Mary of Guise (1515–1560) queen of Scots, 1538–1542
Married to JAMES V in 1538, Mary of Guise bore him three children, but only the princess Mary survived, and she was born a week before her father died in 1542. The queen was thus placed in the position of trying to manage the realm for her daughter, being formally made regent only in 1554. She sponsored the marriage of her daughter to Francis I (1558), but his untimely death in 1560 coincided with rising Protestant opposition in SCOTLAND supported by English intervention. Mary was besieged and died in EDINBURGH Castle.
Massachusetts Bay Company
The company chartered in 1629 to supervise the PURITAN settlement in New England (North America).
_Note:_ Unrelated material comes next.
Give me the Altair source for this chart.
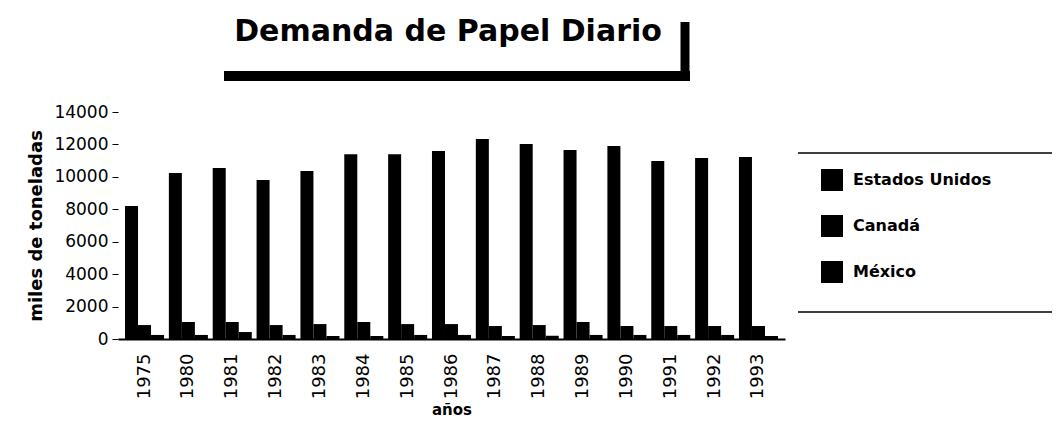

The government was altered locally to favor the dominant religion, and it produced offshoots in Connecticut and Rhode Island. The charter was revoked in 1684 and replaced in 1691. Massachusetts, with its tradition of vigorous independence, was a leading center of rebellion in the AMERICAN COLONIES in the 18th century.
Master of the Rolls
An assistant to the LORD CHANCELLOR, in charge of the records kept on rolls of parchment. The Master of the Rolls became the second judge in the court of CHANCERY, and is now a judge in the Court of APPEAL.